> GIVEN REQUEST: Repeat, please, only the lines from the top of the data down to the line with "Chart.register(...registerables);"; include both of those lines.

■ ■ ■ ■

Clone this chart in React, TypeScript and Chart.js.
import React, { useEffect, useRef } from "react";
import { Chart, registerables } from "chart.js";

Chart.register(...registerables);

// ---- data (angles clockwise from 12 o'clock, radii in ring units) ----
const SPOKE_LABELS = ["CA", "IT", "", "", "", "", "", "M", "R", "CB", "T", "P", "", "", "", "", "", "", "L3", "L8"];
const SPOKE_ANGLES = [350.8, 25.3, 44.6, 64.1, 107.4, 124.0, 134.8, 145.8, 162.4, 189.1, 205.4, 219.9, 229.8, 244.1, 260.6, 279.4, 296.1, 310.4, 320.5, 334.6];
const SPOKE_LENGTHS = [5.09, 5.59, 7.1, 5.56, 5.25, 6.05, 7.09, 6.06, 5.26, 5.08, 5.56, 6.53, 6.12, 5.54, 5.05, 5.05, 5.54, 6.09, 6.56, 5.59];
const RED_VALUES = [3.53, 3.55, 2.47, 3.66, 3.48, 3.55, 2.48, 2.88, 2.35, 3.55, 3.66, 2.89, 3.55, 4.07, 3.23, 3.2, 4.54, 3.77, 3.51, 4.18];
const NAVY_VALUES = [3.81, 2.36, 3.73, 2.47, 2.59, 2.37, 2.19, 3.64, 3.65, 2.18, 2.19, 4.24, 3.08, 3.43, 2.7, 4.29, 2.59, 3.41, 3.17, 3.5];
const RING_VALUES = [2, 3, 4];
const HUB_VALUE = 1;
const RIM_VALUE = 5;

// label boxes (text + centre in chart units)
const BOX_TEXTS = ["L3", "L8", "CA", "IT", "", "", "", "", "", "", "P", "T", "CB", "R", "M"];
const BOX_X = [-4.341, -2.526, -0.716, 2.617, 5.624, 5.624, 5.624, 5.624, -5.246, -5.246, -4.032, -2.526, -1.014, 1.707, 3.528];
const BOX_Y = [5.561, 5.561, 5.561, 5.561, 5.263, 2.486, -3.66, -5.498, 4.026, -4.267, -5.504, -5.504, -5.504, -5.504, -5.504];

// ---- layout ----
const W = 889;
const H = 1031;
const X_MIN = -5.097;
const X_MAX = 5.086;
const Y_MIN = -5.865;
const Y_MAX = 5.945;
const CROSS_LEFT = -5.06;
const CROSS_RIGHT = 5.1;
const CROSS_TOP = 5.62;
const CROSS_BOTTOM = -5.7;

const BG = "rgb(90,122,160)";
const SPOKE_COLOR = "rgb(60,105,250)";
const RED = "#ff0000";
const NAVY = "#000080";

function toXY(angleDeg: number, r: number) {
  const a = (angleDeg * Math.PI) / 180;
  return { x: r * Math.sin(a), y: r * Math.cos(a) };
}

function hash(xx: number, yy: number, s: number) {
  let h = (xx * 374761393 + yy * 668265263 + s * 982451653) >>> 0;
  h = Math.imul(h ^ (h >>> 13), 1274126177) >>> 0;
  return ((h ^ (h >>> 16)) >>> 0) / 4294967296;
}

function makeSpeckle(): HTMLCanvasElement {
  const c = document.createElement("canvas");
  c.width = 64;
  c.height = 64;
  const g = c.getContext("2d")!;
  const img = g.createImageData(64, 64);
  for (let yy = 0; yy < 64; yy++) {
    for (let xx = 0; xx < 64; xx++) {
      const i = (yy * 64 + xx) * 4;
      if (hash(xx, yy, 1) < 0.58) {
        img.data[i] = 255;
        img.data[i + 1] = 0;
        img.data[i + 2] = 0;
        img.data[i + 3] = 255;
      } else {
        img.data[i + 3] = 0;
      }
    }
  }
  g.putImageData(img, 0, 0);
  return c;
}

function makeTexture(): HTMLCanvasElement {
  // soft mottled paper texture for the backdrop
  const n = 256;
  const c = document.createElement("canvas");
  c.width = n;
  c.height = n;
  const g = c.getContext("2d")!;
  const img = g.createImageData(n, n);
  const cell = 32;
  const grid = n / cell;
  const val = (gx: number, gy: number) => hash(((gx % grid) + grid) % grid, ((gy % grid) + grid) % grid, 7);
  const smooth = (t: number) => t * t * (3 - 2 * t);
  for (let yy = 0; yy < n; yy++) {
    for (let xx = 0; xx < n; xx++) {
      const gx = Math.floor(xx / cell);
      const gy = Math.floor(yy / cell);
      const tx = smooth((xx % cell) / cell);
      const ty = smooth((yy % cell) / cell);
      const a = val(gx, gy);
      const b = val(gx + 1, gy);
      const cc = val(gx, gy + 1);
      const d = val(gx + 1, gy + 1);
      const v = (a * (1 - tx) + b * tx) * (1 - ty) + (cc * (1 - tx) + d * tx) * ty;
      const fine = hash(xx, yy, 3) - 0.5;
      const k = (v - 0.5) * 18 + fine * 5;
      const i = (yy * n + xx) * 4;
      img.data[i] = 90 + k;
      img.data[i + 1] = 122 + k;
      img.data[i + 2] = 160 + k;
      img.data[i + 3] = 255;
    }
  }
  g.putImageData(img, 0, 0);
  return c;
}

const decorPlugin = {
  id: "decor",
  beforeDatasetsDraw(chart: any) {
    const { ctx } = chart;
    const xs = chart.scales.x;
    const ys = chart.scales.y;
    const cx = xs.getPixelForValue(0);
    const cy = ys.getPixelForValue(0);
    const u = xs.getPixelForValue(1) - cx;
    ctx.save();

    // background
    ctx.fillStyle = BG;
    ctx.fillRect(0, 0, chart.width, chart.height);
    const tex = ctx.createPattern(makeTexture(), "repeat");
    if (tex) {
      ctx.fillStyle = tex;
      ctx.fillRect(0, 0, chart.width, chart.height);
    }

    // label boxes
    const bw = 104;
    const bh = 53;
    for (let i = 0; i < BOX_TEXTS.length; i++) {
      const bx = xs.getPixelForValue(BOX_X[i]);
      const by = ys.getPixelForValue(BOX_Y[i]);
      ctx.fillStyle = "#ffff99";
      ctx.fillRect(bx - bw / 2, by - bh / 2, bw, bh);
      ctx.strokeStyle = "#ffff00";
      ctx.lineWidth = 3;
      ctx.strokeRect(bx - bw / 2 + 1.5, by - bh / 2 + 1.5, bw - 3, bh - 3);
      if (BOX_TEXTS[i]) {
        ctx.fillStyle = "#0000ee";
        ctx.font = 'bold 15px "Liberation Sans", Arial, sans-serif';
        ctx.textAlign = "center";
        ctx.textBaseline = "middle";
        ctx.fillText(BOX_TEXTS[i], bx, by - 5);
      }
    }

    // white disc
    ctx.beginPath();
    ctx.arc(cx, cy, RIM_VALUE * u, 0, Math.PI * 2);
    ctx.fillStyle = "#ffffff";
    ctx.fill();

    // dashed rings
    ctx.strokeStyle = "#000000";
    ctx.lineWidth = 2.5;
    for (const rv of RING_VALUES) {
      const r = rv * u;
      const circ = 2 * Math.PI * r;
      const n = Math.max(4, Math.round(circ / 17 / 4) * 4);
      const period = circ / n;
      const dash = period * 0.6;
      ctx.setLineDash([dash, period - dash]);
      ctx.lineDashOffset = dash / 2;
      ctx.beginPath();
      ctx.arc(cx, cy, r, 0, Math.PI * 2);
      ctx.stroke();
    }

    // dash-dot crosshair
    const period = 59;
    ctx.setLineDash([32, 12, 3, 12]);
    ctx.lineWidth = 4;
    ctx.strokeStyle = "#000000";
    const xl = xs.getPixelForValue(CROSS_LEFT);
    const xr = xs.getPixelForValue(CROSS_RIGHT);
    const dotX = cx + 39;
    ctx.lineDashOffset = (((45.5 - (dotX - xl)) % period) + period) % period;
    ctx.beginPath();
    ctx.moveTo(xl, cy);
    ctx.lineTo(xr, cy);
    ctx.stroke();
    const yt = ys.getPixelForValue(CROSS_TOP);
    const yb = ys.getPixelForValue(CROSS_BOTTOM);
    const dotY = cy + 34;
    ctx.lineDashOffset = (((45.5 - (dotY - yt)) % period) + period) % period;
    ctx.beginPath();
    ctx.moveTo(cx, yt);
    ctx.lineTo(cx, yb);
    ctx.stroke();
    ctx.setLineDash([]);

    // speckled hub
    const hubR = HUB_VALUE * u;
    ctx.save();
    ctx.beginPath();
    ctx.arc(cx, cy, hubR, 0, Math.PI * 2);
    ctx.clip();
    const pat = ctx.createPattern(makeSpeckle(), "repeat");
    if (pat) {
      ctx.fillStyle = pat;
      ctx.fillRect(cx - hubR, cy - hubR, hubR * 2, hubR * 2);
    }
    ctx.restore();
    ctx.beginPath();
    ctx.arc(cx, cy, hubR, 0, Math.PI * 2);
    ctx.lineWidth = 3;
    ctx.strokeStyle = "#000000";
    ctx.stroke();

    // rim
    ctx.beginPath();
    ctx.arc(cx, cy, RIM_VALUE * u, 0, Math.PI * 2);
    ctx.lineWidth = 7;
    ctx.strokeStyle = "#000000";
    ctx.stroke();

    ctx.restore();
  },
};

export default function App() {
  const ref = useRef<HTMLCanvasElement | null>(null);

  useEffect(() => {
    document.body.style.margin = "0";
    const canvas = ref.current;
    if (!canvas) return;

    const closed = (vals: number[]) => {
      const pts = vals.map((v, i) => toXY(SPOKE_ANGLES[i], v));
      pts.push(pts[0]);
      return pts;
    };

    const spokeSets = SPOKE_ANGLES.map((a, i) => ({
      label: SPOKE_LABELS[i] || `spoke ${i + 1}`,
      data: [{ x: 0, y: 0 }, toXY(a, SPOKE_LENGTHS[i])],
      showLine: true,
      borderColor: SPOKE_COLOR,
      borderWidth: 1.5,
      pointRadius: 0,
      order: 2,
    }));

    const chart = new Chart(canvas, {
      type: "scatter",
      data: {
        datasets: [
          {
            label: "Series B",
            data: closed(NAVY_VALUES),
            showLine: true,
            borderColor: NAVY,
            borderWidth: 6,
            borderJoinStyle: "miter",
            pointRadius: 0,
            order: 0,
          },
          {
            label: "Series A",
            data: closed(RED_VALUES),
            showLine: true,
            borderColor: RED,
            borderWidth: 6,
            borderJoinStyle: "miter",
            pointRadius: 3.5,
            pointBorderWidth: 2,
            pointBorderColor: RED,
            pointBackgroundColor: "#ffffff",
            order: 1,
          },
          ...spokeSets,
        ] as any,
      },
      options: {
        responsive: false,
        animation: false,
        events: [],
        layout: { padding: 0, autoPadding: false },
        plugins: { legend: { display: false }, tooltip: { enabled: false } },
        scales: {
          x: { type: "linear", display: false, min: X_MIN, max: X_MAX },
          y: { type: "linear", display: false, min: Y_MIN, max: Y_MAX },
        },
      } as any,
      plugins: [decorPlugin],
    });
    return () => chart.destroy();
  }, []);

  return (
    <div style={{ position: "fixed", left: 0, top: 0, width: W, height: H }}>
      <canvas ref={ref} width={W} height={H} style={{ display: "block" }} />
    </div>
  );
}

■ ■ ■ ■

> CORRECT ANSWER:
Clone this chart in React, TypeScript and Chart.js.
import React, { useEffect, useRef } from "react";
import { Chart, registerables } from "chart.js";

Chart.register(...registerables);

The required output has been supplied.